* [OBJECTIVE] Please copy out exactly, and only, the lines between the line with "drawn with matplotlib." and the line with "21, 23, 25]", both included. Pictures are to be omitted.

Plotting code records
= = = = = = =

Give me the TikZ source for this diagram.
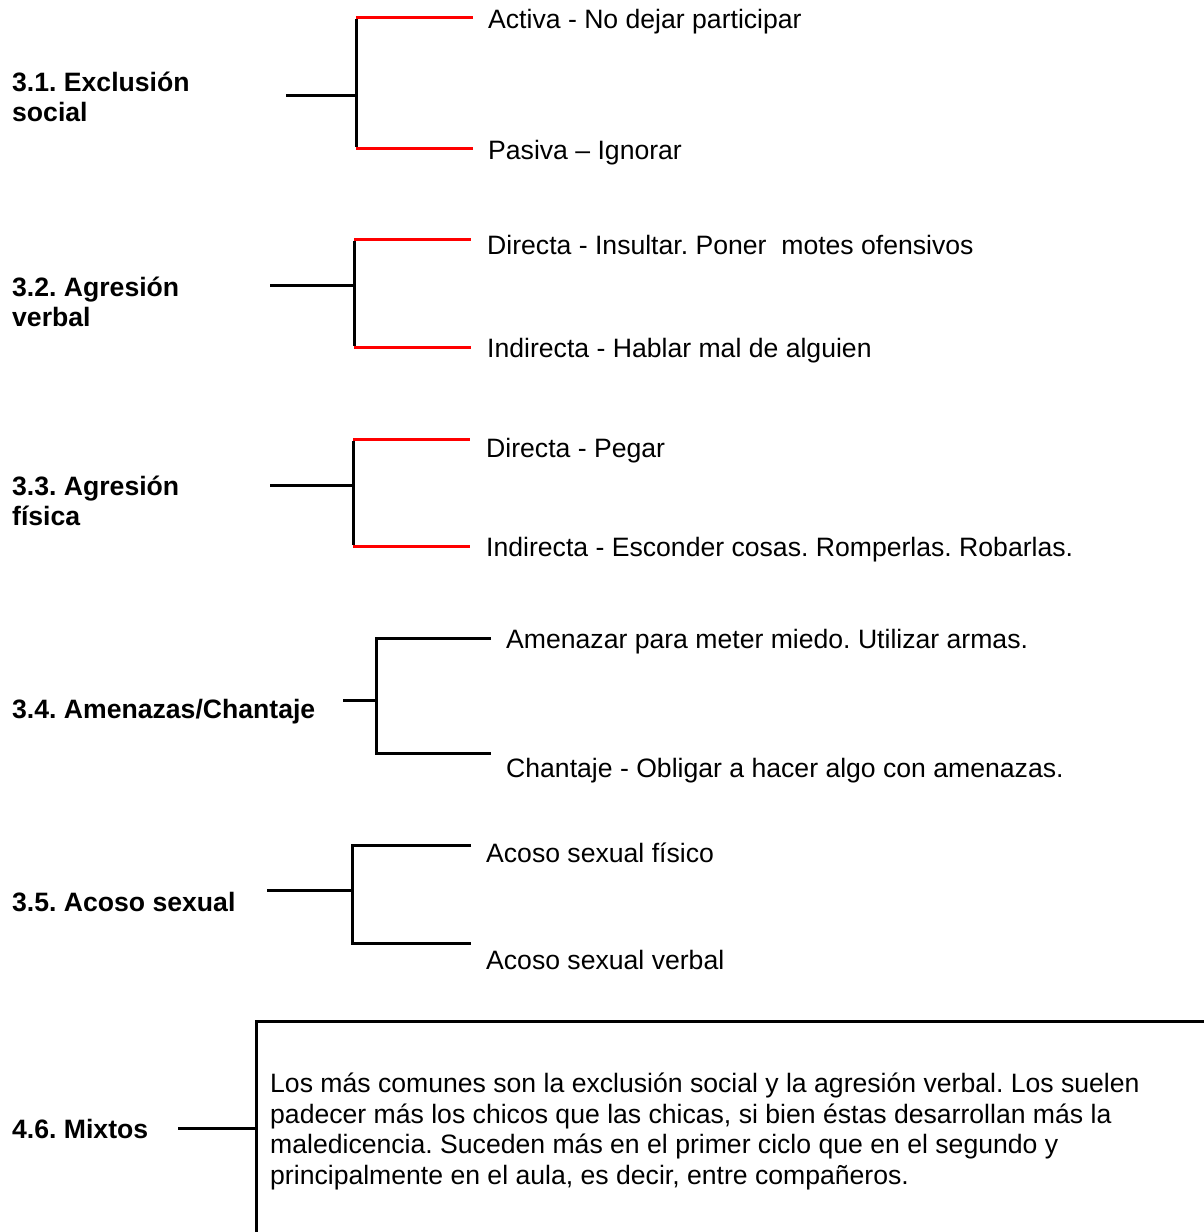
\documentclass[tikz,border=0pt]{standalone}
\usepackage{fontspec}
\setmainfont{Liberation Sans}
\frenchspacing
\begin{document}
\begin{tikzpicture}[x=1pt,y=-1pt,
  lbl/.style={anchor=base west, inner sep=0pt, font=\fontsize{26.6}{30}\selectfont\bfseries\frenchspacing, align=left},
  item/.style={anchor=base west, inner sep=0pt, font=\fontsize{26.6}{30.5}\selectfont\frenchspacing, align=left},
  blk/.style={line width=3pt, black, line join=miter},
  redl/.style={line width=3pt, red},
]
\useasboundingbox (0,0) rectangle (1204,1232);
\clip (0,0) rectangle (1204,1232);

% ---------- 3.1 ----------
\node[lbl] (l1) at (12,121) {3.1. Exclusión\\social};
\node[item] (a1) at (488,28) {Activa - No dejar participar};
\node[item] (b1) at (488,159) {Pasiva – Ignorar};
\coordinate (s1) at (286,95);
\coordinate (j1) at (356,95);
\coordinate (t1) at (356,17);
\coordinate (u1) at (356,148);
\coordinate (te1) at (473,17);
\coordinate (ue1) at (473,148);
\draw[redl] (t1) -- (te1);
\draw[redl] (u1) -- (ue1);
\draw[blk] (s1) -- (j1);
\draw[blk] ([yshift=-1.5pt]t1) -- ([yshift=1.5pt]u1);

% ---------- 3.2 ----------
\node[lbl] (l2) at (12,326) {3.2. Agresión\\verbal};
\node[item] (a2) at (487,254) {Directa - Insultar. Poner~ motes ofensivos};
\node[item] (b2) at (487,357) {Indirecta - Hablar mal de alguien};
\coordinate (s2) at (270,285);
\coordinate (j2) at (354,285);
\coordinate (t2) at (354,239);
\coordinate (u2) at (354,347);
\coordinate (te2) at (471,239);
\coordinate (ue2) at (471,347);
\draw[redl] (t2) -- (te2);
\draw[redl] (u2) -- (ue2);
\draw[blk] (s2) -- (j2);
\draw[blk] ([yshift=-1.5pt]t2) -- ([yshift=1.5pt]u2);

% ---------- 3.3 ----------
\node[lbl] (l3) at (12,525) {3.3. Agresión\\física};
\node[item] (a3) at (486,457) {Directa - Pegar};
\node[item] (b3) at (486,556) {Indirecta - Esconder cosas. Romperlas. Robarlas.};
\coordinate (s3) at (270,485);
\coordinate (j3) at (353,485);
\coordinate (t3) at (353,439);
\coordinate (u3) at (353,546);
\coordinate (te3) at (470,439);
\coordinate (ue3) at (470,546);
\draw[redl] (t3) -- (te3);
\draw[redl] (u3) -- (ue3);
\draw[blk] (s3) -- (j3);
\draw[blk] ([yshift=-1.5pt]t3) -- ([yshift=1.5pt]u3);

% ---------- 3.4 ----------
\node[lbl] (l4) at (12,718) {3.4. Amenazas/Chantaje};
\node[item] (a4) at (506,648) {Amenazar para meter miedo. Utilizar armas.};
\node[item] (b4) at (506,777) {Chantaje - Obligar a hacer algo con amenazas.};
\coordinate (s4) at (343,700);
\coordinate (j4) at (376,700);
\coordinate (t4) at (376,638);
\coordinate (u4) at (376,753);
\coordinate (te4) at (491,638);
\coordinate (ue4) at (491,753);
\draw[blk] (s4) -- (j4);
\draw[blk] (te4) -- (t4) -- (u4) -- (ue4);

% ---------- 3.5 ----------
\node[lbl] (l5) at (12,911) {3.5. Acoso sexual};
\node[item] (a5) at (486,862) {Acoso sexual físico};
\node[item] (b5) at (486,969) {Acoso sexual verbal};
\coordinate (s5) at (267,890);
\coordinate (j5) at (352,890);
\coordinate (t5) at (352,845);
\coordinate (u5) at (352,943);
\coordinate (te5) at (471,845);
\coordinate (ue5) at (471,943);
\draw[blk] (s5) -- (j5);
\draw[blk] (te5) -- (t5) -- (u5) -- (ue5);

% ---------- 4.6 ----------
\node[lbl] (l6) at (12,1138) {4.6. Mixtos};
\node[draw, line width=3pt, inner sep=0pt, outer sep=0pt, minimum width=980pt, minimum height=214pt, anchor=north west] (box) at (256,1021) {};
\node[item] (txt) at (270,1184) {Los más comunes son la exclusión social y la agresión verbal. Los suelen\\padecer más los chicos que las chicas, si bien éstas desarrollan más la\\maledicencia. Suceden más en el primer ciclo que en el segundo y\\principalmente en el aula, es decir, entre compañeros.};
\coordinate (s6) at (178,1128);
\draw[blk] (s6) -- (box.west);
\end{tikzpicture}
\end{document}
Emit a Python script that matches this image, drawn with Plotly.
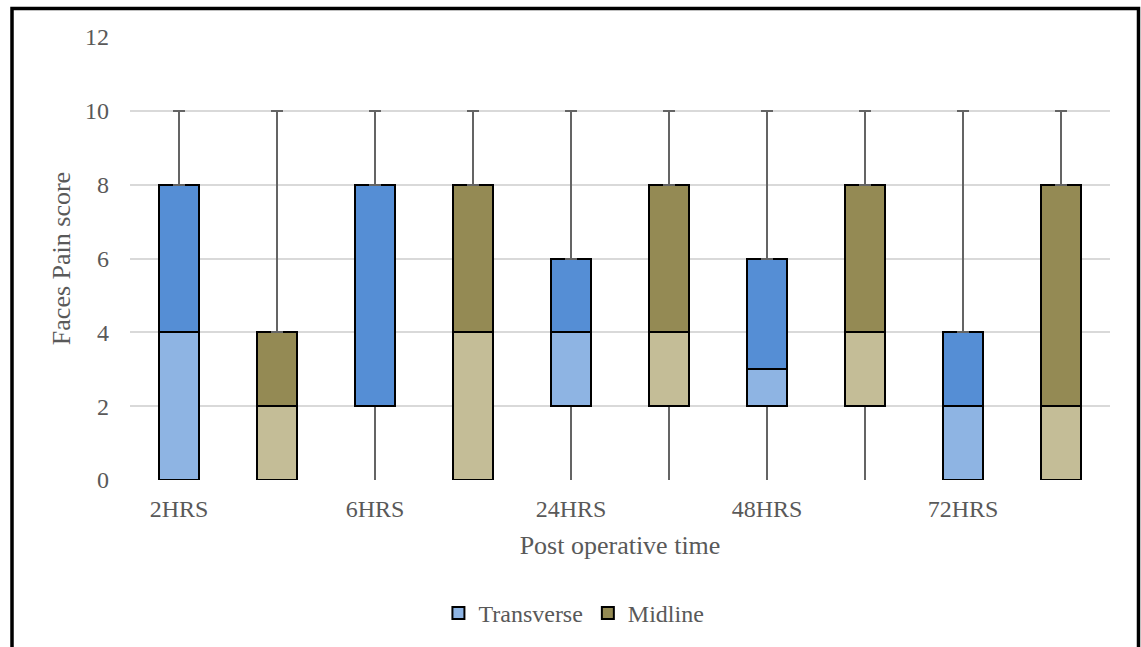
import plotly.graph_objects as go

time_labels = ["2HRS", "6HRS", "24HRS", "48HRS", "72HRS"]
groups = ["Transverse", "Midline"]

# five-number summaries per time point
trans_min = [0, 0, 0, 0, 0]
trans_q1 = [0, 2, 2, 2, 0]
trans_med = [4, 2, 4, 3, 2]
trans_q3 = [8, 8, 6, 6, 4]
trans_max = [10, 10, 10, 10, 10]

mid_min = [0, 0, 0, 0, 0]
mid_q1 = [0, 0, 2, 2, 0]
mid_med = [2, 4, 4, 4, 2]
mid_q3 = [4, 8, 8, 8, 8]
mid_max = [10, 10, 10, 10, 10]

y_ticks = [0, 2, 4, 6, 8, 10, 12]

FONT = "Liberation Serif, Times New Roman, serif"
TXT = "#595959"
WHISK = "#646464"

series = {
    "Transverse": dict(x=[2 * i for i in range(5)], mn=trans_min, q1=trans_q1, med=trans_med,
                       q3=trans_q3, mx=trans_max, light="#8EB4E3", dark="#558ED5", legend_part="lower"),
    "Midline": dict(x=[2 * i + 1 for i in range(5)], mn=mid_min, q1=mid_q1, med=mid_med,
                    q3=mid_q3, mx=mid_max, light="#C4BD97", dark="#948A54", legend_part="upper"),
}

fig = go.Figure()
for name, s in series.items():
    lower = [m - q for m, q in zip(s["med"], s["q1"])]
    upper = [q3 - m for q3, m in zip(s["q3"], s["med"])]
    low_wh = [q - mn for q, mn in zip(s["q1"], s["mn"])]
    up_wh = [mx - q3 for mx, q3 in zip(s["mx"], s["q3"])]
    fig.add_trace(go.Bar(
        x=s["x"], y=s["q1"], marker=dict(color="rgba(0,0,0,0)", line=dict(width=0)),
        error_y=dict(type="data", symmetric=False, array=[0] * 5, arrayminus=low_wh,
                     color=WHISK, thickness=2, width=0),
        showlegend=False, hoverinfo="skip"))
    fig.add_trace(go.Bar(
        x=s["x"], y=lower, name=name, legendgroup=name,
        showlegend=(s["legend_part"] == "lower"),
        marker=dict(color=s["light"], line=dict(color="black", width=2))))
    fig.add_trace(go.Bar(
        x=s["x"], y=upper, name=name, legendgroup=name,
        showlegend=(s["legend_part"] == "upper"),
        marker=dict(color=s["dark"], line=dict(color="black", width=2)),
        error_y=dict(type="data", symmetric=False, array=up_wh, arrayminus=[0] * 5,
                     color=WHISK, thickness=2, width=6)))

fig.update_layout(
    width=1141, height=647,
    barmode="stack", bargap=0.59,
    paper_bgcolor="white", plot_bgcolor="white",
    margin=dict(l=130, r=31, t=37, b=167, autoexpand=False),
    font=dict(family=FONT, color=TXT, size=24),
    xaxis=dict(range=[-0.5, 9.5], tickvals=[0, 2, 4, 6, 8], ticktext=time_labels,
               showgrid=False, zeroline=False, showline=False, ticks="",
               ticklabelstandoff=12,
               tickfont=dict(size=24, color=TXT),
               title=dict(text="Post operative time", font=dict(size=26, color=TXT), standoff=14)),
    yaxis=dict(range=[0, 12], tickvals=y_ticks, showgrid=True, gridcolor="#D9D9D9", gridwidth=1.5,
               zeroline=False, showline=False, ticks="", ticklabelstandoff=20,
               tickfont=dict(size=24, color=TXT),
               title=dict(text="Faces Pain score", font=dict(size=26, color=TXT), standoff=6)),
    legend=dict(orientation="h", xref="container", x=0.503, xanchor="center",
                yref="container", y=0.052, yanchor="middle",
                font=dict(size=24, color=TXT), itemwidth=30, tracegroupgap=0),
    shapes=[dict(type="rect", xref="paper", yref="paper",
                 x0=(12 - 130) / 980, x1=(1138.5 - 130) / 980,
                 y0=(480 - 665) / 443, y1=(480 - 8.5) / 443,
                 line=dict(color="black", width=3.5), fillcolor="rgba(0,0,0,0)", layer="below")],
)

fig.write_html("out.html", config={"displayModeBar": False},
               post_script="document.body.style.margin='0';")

= = = = = = =

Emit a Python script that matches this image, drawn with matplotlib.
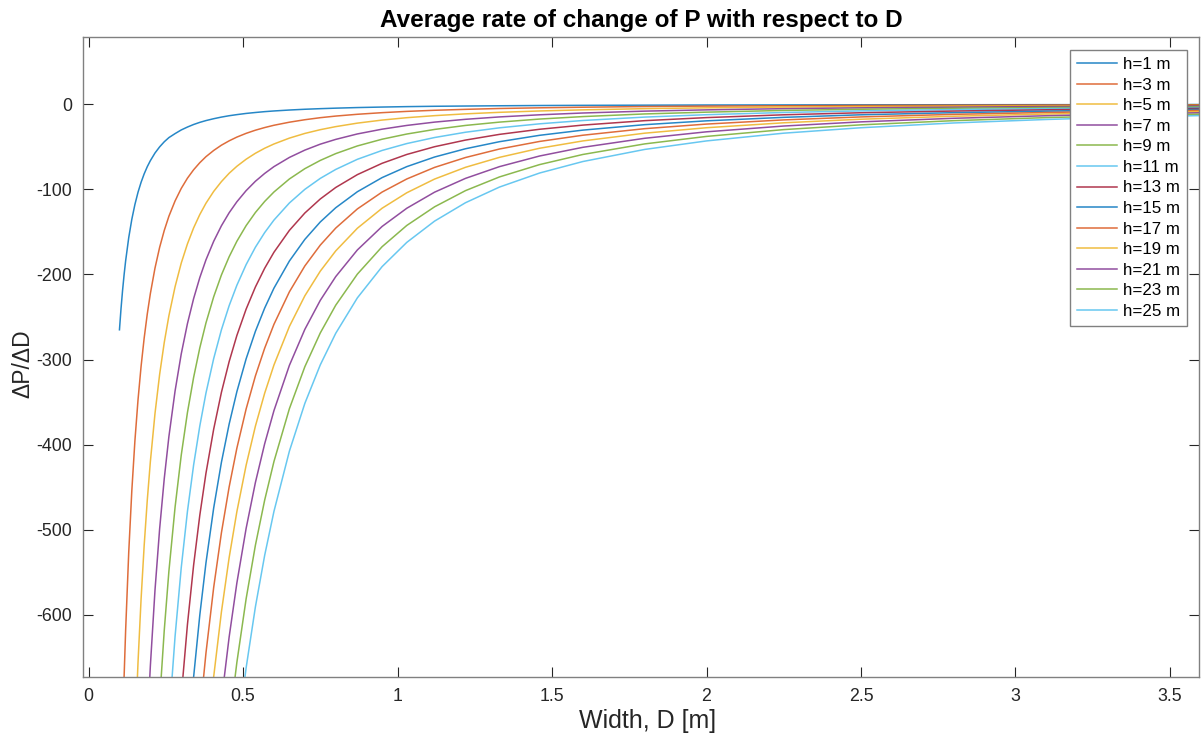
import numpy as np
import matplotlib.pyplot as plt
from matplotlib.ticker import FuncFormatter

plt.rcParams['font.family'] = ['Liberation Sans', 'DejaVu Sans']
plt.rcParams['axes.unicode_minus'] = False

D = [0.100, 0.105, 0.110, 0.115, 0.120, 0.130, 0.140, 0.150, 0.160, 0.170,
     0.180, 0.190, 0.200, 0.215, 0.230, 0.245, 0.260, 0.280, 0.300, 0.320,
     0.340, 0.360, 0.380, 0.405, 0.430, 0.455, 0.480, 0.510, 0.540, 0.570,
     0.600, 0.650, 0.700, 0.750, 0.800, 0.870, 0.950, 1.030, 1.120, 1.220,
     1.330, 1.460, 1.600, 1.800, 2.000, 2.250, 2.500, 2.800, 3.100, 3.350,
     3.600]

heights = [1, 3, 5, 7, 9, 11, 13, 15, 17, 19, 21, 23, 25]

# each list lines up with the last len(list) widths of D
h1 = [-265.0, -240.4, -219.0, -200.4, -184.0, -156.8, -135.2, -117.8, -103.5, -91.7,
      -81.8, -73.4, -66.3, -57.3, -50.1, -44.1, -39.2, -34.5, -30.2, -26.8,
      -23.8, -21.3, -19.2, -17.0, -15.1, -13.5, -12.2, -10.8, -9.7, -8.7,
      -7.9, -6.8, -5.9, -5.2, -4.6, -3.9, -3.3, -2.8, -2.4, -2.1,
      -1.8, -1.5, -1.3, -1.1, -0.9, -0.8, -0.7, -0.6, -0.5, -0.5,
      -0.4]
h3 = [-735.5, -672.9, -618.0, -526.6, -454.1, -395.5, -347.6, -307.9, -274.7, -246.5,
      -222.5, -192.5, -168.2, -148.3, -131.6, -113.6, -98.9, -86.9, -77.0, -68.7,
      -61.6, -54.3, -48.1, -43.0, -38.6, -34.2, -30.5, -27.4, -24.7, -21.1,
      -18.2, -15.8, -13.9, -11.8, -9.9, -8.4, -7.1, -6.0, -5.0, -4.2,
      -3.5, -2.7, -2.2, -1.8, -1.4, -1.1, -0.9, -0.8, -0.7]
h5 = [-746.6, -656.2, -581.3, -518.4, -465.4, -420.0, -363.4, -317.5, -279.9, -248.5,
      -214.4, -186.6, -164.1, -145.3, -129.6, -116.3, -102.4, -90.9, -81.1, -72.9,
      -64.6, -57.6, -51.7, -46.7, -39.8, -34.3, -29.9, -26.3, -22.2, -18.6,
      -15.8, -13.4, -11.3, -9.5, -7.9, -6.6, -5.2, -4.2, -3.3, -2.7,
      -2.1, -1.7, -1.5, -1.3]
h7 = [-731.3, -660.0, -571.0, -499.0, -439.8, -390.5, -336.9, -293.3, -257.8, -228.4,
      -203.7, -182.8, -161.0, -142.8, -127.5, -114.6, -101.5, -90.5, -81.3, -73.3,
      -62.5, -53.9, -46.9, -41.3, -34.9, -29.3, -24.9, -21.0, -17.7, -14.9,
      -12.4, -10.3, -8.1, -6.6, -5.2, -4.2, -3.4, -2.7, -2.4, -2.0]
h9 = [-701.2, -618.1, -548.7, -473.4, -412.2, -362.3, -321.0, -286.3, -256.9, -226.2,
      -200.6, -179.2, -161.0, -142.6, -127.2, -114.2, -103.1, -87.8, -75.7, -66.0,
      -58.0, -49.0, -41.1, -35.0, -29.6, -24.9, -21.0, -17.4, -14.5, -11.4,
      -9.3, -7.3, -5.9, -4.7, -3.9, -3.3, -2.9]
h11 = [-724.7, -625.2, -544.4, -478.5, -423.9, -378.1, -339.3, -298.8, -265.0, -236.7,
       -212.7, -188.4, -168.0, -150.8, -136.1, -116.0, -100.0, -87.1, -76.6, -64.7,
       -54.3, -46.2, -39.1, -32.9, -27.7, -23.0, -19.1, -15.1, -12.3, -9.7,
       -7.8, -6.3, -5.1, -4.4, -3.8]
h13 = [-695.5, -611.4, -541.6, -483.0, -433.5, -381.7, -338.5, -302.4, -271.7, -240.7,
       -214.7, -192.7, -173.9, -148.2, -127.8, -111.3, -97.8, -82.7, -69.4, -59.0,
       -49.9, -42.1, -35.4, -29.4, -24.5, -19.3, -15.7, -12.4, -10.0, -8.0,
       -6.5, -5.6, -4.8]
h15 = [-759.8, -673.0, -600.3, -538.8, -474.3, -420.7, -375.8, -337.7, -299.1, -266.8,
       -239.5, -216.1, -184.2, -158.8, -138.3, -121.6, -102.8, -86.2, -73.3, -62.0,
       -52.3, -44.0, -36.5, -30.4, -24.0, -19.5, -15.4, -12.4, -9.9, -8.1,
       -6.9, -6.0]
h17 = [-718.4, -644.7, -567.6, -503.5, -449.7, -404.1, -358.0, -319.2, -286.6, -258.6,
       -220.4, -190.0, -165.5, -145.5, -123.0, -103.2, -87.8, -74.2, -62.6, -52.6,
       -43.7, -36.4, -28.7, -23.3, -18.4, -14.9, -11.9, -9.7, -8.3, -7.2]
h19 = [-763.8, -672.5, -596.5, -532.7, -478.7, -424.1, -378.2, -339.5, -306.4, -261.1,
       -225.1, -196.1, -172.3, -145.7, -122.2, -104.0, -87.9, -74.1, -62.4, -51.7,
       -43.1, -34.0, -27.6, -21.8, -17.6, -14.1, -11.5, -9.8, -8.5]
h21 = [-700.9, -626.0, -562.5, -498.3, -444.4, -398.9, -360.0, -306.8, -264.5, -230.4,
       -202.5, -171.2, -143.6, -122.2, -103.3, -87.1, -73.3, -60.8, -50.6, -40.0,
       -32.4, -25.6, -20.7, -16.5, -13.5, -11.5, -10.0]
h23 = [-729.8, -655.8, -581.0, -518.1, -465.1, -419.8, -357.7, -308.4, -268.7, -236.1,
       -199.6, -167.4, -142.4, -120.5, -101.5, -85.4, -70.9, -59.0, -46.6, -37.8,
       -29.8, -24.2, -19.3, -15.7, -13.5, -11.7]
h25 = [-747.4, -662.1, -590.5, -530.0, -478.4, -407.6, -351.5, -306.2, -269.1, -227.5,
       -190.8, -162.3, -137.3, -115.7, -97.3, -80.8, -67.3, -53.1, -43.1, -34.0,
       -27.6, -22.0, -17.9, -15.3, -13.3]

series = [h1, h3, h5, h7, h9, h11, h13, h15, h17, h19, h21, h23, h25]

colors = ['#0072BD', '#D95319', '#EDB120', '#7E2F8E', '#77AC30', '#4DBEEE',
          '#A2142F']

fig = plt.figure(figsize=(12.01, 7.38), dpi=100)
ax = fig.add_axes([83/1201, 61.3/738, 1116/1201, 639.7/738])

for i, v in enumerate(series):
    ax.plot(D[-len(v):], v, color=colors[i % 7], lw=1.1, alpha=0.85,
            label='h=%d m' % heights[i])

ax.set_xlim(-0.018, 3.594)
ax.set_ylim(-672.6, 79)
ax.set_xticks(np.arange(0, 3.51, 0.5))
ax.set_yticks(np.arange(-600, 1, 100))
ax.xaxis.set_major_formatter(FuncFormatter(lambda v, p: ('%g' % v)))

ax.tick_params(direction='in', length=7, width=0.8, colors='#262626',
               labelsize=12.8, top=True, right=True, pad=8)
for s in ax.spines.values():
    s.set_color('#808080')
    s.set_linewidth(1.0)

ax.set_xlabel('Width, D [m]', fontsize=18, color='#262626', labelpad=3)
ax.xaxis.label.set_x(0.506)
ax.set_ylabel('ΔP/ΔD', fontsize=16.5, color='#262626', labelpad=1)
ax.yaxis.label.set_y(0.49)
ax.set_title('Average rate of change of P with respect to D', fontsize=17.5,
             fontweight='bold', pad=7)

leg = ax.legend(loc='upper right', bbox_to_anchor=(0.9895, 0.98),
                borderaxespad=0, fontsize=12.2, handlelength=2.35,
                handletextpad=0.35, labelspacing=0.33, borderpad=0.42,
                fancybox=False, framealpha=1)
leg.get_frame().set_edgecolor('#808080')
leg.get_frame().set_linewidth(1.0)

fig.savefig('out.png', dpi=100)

= = = = = = =

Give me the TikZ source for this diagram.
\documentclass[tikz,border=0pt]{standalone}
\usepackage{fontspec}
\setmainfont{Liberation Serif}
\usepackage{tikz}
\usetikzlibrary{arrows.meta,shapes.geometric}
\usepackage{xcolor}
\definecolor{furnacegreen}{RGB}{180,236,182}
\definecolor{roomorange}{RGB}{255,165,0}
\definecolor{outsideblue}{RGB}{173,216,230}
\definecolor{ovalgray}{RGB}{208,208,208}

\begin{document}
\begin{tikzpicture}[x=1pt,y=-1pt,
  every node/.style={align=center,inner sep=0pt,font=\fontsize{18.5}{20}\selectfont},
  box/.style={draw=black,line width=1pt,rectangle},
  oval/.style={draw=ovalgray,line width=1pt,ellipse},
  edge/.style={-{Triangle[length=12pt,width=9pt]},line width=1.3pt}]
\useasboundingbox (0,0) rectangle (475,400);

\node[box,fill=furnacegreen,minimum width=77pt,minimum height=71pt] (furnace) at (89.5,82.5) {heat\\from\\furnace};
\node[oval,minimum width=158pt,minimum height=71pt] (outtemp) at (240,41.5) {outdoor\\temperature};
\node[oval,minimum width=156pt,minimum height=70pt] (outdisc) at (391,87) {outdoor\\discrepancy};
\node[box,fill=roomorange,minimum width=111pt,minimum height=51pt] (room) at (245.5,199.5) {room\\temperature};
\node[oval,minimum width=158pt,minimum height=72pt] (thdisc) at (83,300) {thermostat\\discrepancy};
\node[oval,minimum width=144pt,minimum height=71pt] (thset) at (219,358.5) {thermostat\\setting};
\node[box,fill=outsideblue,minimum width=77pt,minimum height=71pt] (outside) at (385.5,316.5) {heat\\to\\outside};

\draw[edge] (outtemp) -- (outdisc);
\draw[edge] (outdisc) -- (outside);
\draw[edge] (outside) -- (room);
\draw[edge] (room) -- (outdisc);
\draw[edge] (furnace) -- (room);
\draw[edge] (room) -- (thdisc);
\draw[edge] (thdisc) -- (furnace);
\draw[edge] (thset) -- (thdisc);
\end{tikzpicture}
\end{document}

= = = = = = =

* [OUTPUT OF THE TASK]
Emit a Python script that matches this image, drawn with matplotlib.
import numpy as np
import matplotlib.pyplot as plt
from matplotlib.ticker import FuncFormatter

plt.rcParams['font.family'] = ['Liberation Sans', 'DejaVu Sans']
plt.rcParams['axes.unicode_minus'] = False

D = [0.100, 0.105, 0.110, 0.115, 0.120, 0.130, 0.140, 0.150, 0.160, 0.170,
     0.180, 0.190, 0.200, 0.215, 0.230, 0.245, 0.260, 0.280, 0.300, 0.320,
     0.340, 0.360, 0.380, 0.405, 0.430, 0.455, 0.480, 0.510, 0.540, 0.570,
     0.600, 0.650, 0.700, 0.750, 0.800, 0.870, 0.950, 1.030, 1.120, 1.220,
     1.330, 1.460, 1.600, 1.800, 2.000, 2.250, 2.500, 2.800, 3.100, 3.350,
     3.600]

heights = [1, 3, 5, 7, 9, 11, 13, 15, 17, 19, 21, 23, 25]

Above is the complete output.